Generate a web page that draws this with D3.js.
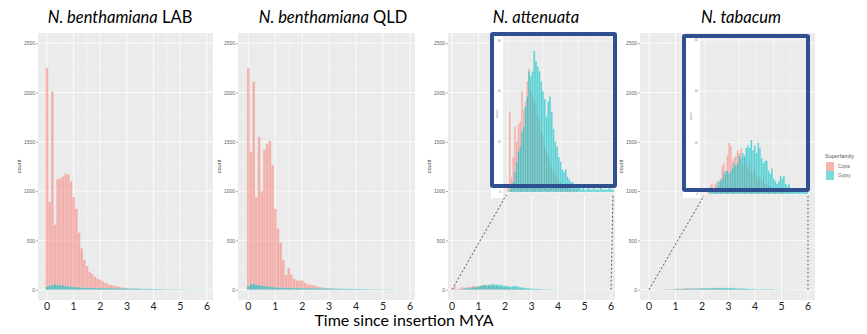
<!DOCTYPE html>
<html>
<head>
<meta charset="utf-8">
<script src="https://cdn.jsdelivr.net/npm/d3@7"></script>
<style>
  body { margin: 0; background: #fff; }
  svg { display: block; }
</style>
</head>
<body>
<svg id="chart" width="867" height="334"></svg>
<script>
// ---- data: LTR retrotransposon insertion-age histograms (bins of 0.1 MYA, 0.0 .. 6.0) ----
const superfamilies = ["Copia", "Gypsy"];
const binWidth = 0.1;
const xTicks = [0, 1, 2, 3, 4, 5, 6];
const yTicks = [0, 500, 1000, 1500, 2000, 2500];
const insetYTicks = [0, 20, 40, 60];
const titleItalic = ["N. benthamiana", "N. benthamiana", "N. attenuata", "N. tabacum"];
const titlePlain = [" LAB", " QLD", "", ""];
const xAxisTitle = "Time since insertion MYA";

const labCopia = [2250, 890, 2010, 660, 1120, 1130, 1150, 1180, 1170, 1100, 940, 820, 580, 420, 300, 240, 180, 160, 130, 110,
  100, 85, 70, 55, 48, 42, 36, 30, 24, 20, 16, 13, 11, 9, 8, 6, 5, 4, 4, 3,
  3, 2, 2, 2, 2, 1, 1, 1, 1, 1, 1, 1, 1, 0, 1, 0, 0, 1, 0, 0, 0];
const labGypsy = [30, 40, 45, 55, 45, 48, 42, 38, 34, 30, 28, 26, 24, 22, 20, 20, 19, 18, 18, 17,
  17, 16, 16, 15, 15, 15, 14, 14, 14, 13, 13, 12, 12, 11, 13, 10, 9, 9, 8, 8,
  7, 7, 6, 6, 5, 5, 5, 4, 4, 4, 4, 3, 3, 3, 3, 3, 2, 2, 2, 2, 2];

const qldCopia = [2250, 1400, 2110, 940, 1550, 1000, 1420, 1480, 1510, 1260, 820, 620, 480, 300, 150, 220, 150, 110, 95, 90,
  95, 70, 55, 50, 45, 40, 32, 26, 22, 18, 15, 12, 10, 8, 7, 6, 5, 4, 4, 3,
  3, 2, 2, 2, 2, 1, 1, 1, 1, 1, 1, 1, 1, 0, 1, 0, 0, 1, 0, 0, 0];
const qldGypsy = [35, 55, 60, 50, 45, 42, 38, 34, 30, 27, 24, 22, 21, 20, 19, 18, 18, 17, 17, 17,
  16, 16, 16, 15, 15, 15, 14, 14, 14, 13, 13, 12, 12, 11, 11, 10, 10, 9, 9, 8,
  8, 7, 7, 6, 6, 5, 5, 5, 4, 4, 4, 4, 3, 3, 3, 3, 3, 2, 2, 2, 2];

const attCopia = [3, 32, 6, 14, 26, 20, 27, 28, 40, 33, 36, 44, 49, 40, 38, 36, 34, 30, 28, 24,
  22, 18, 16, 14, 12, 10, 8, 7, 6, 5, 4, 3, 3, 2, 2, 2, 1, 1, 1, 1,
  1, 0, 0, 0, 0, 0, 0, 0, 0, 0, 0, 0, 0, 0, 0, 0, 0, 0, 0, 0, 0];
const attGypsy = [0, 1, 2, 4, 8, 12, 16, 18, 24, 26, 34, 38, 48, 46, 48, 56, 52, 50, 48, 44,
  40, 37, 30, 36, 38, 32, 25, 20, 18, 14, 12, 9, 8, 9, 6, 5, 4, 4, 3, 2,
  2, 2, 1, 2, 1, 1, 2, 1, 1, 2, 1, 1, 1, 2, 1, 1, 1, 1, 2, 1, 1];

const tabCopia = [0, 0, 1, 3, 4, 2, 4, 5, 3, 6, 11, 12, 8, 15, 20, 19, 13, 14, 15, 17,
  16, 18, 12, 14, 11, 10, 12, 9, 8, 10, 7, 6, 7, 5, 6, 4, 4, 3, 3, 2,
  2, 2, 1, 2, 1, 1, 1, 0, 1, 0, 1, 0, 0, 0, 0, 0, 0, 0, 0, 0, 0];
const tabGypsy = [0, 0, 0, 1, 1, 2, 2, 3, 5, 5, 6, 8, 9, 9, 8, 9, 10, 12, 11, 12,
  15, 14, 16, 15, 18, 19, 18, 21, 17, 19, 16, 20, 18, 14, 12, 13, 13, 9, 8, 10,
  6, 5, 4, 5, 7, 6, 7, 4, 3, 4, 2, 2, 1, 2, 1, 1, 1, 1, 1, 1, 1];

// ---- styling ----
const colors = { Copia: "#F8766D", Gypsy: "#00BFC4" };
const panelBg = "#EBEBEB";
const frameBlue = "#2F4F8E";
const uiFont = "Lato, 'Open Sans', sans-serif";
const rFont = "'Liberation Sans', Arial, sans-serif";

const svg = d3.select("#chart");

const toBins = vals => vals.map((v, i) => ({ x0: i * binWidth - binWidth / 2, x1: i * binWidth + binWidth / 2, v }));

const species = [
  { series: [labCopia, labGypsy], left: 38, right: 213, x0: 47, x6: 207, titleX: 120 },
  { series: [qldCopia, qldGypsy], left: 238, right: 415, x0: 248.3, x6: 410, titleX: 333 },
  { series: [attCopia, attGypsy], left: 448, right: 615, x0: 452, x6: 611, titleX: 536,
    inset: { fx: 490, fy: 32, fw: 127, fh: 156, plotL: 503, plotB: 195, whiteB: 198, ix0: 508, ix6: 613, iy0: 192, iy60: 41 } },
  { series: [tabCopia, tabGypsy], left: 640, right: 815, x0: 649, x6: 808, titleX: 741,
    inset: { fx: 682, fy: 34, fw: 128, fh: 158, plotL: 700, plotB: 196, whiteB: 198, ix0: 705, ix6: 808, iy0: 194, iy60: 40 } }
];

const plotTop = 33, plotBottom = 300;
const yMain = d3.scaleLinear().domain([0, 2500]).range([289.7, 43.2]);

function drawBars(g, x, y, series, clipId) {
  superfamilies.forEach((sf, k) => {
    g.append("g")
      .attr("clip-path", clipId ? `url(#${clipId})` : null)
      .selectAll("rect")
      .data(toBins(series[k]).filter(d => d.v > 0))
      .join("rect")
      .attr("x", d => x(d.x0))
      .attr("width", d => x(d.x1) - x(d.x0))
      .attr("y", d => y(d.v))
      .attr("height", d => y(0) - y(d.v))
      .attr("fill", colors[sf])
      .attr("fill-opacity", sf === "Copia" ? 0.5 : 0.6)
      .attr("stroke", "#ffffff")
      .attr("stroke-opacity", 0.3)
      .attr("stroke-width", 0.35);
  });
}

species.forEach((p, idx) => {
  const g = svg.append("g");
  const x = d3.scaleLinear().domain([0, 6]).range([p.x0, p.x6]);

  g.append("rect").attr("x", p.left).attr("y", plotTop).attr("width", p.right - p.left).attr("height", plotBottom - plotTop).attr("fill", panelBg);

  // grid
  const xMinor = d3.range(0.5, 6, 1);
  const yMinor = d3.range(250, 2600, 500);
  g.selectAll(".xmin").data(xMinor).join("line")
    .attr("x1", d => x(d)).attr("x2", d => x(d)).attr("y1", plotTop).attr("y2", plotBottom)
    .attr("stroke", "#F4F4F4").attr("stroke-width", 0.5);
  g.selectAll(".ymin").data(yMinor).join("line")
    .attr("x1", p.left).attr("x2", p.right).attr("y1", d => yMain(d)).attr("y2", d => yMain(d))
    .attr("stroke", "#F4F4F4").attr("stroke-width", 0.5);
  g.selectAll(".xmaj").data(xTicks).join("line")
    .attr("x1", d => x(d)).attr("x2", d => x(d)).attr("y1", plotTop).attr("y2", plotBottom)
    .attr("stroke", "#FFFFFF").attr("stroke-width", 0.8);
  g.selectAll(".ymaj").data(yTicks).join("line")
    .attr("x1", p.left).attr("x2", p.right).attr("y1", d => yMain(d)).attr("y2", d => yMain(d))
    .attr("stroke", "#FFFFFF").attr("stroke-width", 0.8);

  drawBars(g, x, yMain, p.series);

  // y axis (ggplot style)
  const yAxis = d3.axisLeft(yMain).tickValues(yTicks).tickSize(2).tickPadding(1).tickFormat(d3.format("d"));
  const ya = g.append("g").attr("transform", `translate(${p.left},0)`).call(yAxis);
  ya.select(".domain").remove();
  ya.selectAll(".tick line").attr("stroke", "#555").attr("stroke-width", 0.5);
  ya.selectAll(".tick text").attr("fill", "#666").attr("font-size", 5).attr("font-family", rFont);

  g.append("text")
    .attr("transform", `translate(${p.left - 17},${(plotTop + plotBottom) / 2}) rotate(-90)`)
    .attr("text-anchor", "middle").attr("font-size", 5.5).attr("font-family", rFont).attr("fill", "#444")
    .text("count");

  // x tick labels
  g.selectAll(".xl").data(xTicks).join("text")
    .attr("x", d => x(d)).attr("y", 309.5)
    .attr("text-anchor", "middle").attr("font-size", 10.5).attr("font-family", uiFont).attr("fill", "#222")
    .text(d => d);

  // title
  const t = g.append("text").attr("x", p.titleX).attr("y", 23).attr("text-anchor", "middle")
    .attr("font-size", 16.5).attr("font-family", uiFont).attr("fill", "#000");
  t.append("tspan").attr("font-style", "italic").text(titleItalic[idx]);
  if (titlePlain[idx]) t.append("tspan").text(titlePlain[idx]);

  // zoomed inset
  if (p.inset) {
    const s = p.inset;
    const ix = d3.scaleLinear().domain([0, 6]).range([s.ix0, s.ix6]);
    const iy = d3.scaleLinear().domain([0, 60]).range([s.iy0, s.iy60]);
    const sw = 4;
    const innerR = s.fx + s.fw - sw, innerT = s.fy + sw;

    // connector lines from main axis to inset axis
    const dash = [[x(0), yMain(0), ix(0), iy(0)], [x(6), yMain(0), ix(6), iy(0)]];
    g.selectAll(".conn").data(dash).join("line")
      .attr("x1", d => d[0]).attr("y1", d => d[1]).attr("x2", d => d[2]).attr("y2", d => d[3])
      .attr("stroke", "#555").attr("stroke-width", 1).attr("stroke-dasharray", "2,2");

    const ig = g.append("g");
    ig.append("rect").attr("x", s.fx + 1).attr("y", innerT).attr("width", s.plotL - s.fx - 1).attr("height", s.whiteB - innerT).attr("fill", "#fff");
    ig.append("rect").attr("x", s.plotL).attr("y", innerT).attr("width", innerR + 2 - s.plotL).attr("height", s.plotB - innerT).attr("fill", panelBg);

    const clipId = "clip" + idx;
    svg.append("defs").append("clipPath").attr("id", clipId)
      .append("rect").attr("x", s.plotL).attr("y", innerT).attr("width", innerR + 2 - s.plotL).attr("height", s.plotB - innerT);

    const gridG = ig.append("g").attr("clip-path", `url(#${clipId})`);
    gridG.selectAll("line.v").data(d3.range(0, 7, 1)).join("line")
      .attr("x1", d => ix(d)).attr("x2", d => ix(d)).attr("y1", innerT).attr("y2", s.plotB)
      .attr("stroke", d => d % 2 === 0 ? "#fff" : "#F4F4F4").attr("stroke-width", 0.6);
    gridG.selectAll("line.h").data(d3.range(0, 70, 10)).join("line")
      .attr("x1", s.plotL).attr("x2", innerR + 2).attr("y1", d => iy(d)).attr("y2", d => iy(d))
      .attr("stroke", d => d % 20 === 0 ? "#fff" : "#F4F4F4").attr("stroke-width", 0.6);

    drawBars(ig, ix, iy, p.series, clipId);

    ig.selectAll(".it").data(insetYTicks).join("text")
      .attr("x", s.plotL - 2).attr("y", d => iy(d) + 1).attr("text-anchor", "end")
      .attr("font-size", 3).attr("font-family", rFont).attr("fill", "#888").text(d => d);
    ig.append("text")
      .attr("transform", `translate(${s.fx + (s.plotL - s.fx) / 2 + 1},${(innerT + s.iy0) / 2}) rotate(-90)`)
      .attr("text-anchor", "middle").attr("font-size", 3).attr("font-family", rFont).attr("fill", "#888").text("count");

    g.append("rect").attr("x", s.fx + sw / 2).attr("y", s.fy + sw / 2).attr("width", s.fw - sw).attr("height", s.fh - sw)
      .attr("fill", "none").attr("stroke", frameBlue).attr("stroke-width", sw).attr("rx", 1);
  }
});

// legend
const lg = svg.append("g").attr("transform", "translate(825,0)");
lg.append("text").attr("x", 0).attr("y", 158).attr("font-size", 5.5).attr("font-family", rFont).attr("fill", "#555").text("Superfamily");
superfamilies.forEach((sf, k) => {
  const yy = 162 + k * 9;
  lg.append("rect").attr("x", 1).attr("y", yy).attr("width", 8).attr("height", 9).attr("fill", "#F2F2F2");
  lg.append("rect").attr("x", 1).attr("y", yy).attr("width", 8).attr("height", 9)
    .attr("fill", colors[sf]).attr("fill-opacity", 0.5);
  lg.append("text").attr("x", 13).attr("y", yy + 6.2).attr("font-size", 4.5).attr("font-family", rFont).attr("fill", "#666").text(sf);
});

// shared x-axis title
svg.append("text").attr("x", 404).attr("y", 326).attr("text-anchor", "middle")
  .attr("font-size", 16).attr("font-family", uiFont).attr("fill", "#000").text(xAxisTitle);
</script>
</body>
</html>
....................
= Exercise goal =
Repeat the listing above up to and including the line with "2, 2, 2, 2, 2];", starting from its first line. Drop any pictures.

= Answer for the task =
Generate a web page that draws this with D3.js.
<!DOCTYPE html>
<html>
<head>
<meta charset="utf-8">
<script src="https://cdn.jsdelivr.net/npm/d3@7"></script>
<style>
  body { margin: 0; background: #fff; }
  svg { display: block; }
</style>
</head>
<body>
<svg id="chart" width="867" height="334"></svg>
<script>
// ---- data: LTR retrotransposon insertion-age histograms (bins of 0.1 MYA, 0.0 .. 6.0) ----
const superfamilies = ["Copia", "Gypsy"];
const binWidth = 0.1;
const xTicks = [0, 1, 2, 3, 4, 5, 6];
const yTicks = [0, 500, 1000, 1500, 2000, 2500];
const insetYTicks = [0, 20, 40, 60];
const titleItalic = ["N. benthamiana", "N. benthamiana", "N. attenuata", "N. tabacum"];
const titlePlain = [" LAB", " QLD", "", ""];
const xAxisTitle = "Time since insertion MYA";

const labCopia = [2250, 890, 2010, 660, 1120, 1130, 1150, 1180, 1170, 1100, 940, 820, 580, 420, 300, 240, 180, 160, 130, 110,
  100, 85, 70, 55, 48, 42, 36, 30, 24, 20, 16, 13, 11, 9, 8, 6, 5, 4, 4, 3,
  3, 2, 2, 2, 2, 1, 1, 1, 1, 1, 1, 1, 1, 0, 1, 0, 0, 1, 0, 0, 0];
const labGypsy = [30, 40, 45, 55, 45, 48, 42, 38, 34, 30, 28, 26, 24, 22, 20, 20, 19, 18, 18, 17,
  17, 16, 16, 15, 15, 15, 14, 14, 14, 13, 13, 12, 12, 11, 13, 10, 9, 9, 8, 8,
  7, 7, 6, 6, 5, 5, 5, 4, 4, 4, 4, 3, 3, 3, 3, 3, 2, 2, 2, 2, 2];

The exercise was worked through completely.